Norman Mailer, 1923-2007


Norman Mailer died this morning. Too late to make the Washington Post print edition, but the news was all over the Internet when I got up. He was 84 and died of renal failure.

In a way, it’s an end-of-era moment. Mailer was frequently a clown and almost always wrongheaded politically, but he was also something much more important to his century: he was probably the last living writer who aspired to write the Great American Novel. In the 1940s that was something every young writer wanted to do. But today’s young writers aim to write movie screenplays and journalism; the idea of the Big Novel is pretty much dead, and as a matter of fact shortly before he died, Mailer conjectured in an interview that the novel itself, as a form, is on the way out. Could be; in another context he lamented declining interest in serious fiction in the country at large, and Mailer’s lifelong antagonist Gore Vidal has estimated the audience for serious literary fiction in America these days at something like 4,000 people. There will be no more aspiring young Hemingways, the thing Mailer himself was in his youth, along with so many others.

In the spring of 1995, Mailer came to Washington, D.C. on a tour to promote the book he had just published about Lee Harvey Oswald, the assassin of President John F. Kennedy. I was in the audience at Olsson's Books, Metro Center that day (Olsson's Books is now long-gone), and I raised my hand and asked him if there was going to be a sequel to Harlot's Ghost, his 1991 novel about the CIA. My reason for asking was because Harlot's Ghost had concluded with the words, "To Be Continued." "Time, energy and money permitting, yes," Mailer answered my question. "I think the story of Harlot's Ghost is an important one that deserves to be continued." No sequel ever appeared, and I'm not surprised. Scott Fitzgerald famously said that there are no second acts in American life; there were few if any sequels in Mailer's. Married six times, the father of nine children, and with a Manhattan rent to pay, he churned from one big-money journalism project to the next, with fiction squeezed in between gigs. He was primarily more journalist than novelist anyway, just as Hemingway was, in my opinion, more short-story writer than novelist.
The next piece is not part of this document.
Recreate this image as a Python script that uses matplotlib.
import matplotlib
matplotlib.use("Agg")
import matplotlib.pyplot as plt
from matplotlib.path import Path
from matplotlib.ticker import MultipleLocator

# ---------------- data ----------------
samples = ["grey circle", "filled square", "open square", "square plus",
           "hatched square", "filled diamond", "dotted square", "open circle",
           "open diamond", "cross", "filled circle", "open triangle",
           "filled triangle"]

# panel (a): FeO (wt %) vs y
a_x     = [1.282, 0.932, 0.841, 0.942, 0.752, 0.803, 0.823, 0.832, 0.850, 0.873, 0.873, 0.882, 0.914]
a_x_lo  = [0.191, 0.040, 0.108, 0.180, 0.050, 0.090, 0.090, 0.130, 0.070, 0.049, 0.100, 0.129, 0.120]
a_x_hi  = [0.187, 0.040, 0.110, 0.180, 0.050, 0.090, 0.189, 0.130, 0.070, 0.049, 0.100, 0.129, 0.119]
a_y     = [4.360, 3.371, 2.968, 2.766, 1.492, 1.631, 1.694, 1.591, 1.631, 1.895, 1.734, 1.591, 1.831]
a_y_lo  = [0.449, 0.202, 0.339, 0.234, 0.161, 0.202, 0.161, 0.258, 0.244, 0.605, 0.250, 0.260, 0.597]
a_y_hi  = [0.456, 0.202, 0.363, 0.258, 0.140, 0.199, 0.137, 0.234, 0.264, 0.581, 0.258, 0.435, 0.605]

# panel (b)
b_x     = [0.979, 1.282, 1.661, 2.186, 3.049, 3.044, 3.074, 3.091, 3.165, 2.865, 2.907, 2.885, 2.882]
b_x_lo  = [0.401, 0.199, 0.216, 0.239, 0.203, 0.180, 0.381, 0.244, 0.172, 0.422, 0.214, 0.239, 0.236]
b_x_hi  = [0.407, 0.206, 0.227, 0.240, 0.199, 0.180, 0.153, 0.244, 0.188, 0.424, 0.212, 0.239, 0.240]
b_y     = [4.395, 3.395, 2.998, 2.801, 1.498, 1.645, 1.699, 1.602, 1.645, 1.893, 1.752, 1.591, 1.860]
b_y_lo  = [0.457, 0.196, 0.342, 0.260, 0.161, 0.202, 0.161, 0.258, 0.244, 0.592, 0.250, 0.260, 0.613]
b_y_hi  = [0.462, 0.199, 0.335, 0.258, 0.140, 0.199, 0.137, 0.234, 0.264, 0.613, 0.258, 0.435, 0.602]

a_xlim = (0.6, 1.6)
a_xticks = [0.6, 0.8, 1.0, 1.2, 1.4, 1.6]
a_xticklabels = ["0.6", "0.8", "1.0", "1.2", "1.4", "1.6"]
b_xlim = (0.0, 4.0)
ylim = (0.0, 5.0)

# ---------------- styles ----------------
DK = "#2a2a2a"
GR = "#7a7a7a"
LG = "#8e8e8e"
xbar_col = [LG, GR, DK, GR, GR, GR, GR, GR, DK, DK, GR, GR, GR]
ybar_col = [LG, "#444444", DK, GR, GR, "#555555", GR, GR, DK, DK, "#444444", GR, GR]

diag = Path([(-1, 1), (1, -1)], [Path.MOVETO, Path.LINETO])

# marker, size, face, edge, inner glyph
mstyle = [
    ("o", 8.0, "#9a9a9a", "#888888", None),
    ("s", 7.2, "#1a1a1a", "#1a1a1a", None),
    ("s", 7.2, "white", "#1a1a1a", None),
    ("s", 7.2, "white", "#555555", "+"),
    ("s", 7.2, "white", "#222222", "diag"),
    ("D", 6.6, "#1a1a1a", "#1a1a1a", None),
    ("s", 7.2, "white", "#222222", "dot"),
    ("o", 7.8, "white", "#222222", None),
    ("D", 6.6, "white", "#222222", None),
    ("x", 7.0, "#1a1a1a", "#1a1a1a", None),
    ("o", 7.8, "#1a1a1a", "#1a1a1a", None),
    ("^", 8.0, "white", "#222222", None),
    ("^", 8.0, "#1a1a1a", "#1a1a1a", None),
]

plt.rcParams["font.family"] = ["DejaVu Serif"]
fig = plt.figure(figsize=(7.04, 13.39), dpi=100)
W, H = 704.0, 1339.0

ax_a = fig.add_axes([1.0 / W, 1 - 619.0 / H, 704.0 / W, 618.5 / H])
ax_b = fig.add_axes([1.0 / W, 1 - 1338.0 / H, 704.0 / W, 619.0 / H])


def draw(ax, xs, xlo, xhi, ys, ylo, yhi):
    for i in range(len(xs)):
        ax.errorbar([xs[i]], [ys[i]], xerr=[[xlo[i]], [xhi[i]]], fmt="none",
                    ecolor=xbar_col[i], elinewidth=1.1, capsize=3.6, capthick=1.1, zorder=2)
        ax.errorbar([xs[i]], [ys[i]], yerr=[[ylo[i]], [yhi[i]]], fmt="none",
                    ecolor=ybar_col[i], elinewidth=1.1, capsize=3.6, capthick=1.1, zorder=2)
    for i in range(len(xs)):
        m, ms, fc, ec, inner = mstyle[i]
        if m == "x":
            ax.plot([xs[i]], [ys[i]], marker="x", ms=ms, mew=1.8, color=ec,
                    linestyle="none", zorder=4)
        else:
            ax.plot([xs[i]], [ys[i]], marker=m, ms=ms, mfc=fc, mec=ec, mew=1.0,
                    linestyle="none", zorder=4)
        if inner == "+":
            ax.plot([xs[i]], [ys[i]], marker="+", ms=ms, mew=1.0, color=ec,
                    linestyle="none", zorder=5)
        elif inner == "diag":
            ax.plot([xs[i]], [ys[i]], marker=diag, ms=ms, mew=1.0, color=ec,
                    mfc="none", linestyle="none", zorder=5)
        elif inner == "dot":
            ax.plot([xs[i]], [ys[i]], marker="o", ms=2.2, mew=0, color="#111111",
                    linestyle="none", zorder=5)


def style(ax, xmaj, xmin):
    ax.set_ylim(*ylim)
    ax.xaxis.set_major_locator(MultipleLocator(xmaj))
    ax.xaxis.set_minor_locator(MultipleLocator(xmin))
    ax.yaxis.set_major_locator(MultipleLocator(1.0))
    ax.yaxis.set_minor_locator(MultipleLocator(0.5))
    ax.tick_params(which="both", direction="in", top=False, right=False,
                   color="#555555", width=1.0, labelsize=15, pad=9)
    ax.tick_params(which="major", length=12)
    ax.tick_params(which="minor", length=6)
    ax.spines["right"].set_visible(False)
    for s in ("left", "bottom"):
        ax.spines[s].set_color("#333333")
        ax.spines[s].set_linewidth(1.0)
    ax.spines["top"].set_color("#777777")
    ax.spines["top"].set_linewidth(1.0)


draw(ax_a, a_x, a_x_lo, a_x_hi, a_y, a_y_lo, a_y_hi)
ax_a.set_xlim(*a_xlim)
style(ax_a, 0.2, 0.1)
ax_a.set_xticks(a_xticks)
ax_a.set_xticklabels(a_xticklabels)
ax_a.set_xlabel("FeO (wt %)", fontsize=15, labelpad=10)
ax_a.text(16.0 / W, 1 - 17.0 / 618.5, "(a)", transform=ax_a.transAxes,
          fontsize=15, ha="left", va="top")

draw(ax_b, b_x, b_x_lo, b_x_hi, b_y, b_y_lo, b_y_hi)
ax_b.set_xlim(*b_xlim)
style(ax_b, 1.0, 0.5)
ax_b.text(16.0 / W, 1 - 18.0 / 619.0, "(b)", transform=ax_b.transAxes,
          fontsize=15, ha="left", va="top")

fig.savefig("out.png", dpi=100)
It's not surprising that Mailer failed to write the Great American Novel, but it probably wouldn’t have mattered much if he had; it would no longer have been recognized as such once the Newsweek front cover had faded, and would have been on remainder tables within 12 months. Yes, we still have our serious writers, the Cormac McCarthys and Don DeLillos, but they play to small audiences and no one would recognize either of them if he walked into Starbucks. Mailer was the last American author who conceived of the writer’s role in society as a big one, who openly boasted that he wanted to be as big as Dostoevski. Such bravado often made him look silly and certainly brought its share of ridicule on his head, but I already miss the world in which someone could aspire to be as big as Dostoevski to begin with. These days everyone wants to be as big as Paris Hilton or Tupac Shakir.
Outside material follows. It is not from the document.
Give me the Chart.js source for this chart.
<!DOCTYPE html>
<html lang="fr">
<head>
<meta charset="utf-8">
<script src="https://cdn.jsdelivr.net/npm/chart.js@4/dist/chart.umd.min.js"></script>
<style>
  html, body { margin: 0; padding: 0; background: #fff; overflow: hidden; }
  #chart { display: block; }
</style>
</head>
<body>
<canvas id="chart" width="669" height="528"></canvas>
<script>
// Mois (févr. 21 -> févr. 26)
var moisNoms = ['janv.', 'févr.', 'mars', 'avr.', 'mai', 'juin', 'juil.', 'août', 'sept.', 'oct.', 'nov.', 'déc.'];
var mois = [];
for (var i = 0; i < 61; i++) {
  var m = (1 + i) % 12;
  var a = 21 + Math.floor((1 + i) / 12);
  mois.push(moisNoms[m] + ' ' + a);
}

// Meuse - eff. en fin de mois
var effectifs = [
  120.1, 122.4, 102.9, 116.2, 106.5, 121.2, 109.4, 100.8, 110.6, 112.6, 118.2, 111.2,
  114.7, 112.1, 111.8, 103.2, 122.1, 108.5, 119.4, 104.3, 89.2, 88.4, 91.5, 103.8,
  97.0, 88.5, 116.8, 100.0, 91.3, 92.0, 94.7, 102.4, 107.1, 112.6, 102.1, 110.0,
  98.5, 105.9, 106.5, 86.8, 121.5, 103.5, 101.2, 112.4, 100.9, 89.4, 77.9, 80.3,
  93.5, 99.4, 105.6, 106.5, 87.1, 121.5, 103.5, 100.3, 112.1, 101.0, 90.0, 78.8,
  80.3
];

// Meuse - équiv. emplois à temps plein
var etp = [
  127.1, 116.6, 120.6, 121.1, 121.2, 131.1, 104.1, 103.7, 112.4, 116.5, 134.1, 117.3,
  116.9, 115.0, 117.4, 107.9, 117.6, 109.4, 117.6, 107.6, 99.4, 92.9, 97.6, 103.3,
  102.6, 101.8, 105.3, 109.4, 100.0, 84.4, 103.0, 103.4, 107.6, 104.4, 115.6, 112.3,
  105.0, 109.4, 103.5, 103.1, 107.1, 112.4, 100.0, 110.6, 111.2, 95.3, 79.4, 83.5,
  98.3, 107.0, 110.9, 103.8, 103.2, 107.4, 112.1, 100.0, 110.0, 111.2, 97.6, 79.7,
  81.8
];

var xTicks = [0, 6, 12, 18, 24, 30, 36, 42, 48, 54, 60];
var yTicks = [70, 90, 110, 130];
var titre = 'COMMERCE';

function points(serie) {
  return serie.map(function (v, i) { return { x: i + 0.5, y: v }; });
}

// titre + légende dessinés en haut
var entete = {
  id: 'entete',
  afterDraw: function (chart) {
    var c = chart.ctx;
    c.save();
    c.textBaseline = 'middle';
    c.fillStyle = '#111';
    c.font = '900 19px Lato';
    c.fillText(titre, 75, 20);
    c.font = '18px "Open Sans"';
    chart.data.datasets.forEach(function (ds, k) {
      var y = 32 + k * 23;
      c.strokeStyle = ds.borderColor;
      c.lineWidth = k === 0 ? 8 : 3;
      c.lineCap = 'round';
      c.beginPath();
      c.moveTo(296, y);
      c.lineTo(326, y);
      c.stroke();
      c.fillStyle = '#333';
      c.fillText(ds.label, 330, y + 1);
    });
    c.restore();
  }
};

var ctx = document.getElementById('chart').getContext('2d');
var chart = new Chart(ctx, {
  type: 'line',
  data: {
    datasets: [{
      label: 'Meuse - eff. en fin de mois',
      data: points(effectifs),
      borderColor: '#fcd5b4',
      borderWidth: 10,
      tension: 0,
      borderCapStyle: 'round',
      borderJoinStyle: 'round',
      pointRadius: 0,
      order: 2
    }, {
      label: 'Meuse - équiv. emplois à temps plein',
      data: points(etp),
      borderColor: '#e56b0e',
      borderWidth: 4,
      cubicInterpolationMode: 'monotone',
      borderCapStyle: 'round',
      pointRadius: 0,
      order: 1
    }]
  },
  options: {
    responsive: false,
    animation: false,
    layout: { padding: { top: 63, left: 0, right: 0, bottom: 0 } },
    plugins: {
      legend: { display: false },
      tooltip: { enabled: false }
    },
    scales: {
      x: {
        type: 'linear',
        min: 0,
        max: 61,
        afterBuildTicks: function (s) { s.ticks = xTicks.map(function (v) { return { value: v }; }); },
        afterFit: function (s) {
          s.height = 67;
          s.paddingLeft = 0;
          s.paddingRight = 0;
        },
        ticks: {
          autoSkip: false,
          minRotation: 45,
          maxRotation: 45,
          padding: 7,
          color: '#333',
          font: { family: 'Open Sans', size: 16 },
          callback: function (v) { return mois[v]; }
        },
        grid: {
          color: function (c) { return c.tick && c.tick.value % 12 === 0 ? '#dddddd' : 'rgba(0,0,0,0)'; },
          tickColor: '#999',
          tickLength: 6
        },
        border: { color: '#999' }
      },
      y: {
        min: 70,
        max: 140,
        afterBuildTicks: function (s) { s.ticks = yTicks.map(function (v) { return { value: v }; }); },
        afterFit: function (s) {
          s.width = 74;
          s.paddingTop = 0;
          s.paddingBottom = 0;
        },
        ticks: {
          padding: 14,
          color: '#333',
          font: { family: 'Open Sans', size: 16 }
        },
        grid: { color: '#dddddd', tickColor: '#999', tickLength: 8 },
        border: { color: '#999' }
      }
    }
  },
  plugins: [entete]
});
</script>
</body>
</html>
When he published Ancient Evenings in 1984, Mailer told an interviewer that he had written a novel set in ancient Egypt because he felt so completely a stranger in Ronald Reagan’s America. I doubt that that was the real reason. I always suspected that he wrote that novel because he wanted to prove that he could "do" historical fiction as well as his old rival Vidal. But the remark had a certain prescience, given the fact that America became progressively more and more a strange land in the years after Reagan to someone with Mailer’s youthful dreams and priorities, and I had those same dreams myself when I was young; as late as 1976 I, too, dreamed of being the next Hemingway. “He who dies on Thursday is quit for Friday.” If the novel is indeed on the way out, Norman Mailer won’t have to watch the final streaks of its particular dusk. R.I.P.